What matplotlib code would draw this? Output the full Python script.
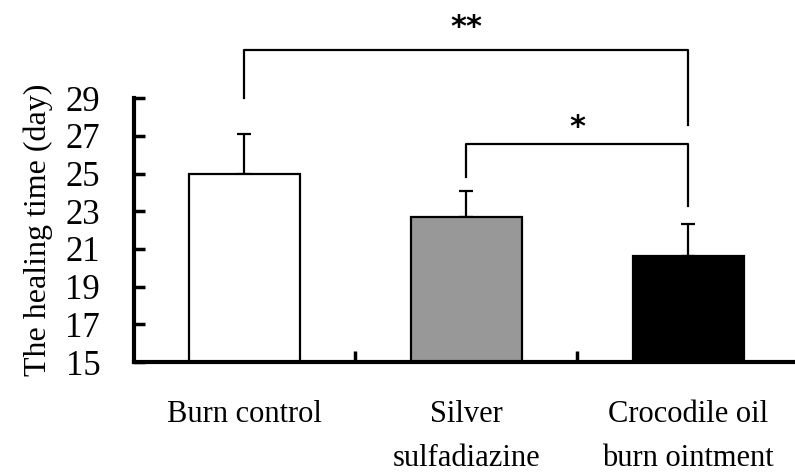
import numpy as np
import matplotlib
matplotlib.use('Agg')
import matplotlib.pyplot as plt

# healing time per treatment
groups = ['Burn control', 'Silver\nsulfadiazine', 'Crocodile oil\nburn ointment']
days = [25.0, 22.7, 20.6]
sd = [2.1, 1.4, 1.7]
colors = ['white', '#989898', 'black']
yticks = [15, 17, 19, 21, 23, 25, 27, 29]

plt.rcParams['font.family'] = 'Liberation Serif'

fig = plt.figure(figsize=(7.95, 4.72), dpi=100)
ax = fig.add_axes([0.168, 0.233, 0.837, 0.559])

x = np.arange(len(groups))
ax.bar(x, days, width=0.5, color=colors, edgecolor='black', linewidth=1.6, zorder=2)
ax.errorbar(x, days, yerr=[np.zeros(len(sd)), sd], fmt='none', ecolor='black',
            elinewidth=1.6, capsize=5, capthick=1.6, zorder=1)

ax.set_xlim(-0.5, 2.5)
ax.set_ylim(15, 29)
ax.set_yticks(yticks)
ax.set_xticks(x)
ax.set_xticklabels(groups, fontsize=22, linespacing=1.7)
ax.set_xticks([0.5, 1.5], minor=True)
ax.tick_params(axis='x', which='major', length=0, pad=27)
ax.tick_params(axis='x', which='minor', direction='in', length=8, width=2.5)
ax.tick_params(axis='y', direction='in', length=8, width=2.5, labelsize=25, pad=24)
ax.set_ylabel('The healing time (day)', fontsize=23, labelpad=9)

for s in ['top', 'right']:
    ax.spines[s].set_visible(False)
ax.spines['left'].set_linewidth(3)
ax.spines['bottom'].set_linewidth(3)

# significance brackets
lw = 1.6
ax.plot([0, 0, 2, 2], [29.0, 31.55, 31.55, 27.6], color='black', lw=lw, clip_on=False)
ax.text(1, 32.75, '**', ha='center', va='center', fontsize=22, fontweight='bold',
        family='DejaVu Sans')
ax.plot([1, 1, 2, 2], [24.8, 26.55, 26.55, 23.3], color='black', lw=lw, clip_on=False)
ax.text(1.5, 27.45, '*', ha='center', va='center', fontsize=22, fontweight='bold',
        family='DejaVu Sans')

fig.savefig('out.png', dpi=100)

==*==

WRITTEN REQUEST: Repeat, exactly and in full, each line from the start of the data to the line that contains "elinewidth=1.6, capsize=5, capthick=1.6, zorder=1)". Pictures do not go in.

SOLUTION BELOW:
What matplotlib code would draw this? Output the full Python script.
import numpy as np
import matplotlib
matplotlib.use('Agg')
import matplotlib.pyplot as plt

# healing time per treatment
groups = ['Burn control', 'Silver\nsulfadiazine', 'Crocodile oil\nburn ointment']
days = [25.0, 22.7, 20.6]
sd = [2.1, 1.4, 1.7]
colors = ['white', '#989898', 'black']
yticks = [15, 17, 19, 21, 23, 25, 27, 29]

plt.rcParams['font.family'] = 'Liberation Serif'

fig = plt.figure(figsize=(7.95, 4.72), dpi=100)
ax = fig.add_axes([0.168, 0.233, 0.837, 0.559])

x = np.arange(len(groups))
ax.bar(x, days, width=0.5, color=colors, edgecolor='black', linewidth=1.6, zorder=2)
ax.errorbar(x, days, yerr=[np.zeros(len(sd)), sd], fmt='none', ecolor='black',
            elinewidth=1.6, capsize=5, capthick=1.6, zorder=1)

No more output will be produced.